On when the horses don’t obey: “I like it! I keep telling the trainer, it doesn’t matter. … It’s part of the beauty, this spontaneity that you don’t get in any Cirque show. Because every Cirque show [operates like clockwork]. The lights are almost run by computer, because [everyone] know the cues. But ‘Cavalia,’ the show varies from one show to the next. Sometimes it’s minus or plus 10 minutes, and that’s because of the horses. We have a live band, and it’s one of the most challenging jobs in the show. If the horse is supposed to do one round of the stage, and he decides to do five, the band is like, ‘OK, when is he going out?’ And they have to play, have to follow it.”

On the way the show evolves: “If you saw the show six years ago and then today, you’d recognize 20 percent of it, because people change, horses change. Horses and people are not machines, they don’t do exactly the same thing. And you have to adapt. And because every time I see something, I have a little idea. That’s the problem of being the artistic director and the producer. The producer suffers a lot, because [the artistic director says], ‘OK, let’s put in three more acrobats.’ ”

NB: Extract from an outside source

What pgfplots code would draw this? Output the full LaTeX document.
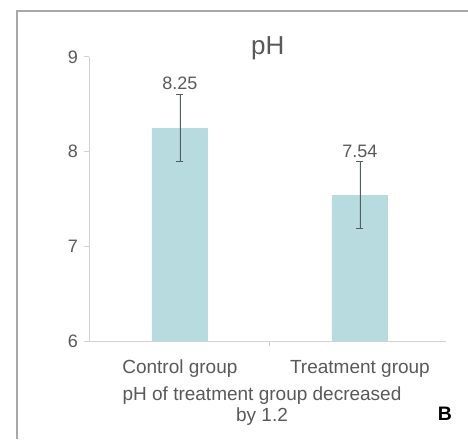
\documentclass[border=0pt]{standalone}
\usepackage{pgfplots}
\pgfplotsset{compat=1.18}
\usepackage{fontspec}
\setmainfont{Liberation Sans}
\definecolor{barc}{HTML}{B7DBDF}
\definecolor{txt}{HTML}{595959}
\definecolor{axc}{HTML}{D2D2D2}
\definecolor{errc}{HTML}{505E60}
\definecolor{framec}{HTML}{A8A8A8}
\begin{document}
\begin{tikzpicture}[x=1pt,y=1pt]
\useasboundingbox (0,0) rectangle (468,439);
\fill[white] (0,0) rectangle (468,439);
\draw[framec, line width=1.5pt] (17,0) -- (17,428) -- (468,428);
\begin{axis}[
  at={(89pt,98pt)}, anchor=south west,
  scale only axis, width=357pt, height=284pt,
  xmin=-0.505, xmax=1.478, ymin=6, ymax=9,
  /pgf/number format/assume math mode=true,
  axis x line*=bottom, axis y line*=left,
  axis line style={axc, line width=1pt},
  tick align=outside, major tick length=5pt,
  tick style={axc, line width=1pt},
  ytick={6,7,8,9},
  yticklabel style={font=\fontsize{18}{20}\selectfont, text=txt, anchor=east, inner sep=0pt, xshift=-6pt},
  xtick={0.5}, xticklabels={},
  extra x ticks={0,1},
  extra x tick labels={Control group, Treatment group},
  extra x tick style={major tick length=0pt,
    xticklabel style={font=\fontsize{19}{22}\selectfont, text=txt, anchor=base, inner sep=0pt, yshift=-32pt}},
  title={pH},
  title style={at={(axis description cs:0.501,1)}, anchor=base, yshift=-4pt, inner sep=0pt, font=\fontsize{26}{30}\selectfont, text=txt},
  xlabel={pH of treatment group decreased\\by 1.2},
  xlabel style={at={(axis description cs:0.4846,0)}, anchor=base, yshift=-80pt, align=center, inner sep=0pt, font=\fontsize{19}{21}\selectfont, text=txt},
]
\addplot[ybar, bar width=56pt, fill=barc, draw=none,
  error bars/.cd, y dir=both, y explicit,
  error bar style={errc, line width=0.8pt},
  error mark options={rotate=90, mark size=3.5pt, errc, line width=0.8pt}]
  coordinates {(0,8.25) +- (0,0.355) (1,7.54) +- (0,0.355)};
\addplot[draw=none, nodes near coords, point meta=explicit symbolic,
  nodes near coords style={anchor=base, yshift=4.5pt, inner sep=0pt, font=\fontsize{18}{20}\selectfont, text=txt}]
  coordinates {(0,8.605) [8.25] (1,7.895) [7.54]};
\end{axis}
\node[anchor=base, inner sep=0pt, font=\fontsize{19.5}{22}\selectfont\bfseries] at (445,19) {B};
\end{tikzpicture}
\end{document}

On how much Cirque does and doesn’t inform “Cavalia”: “It’s a tough question to answer, because Cirque has so many shows. … But the closest thing that exists to compare ‘Cavalia’ with is still Cirque. The people who come to see a Cirque show won’t be disappointed by ‘Cavalia,’ but they won’t see a Cirque show. It’s not the same thing. It’s like comparing … I’m going to make it a little gross [generalization] here … if you’re a classical music lover, if you go to see a concerto of Bach or you go to see a concerto of Beethoven. The similarity, it’s classical music, but that’s it. This is about the same thing. ‘Cavalia’ is a touring show under a big top but it doesn’t use the round like Cirque still does. With ‘Cavalia,’ we’re facing the audience, so you enter into a different kind of theater [to start with].”

On if he’s become a horse person after seven years of developing and six years of touring with “Cavalia”: “Now I can say I start to know, but I’m still learning. Every day, I get surprised.”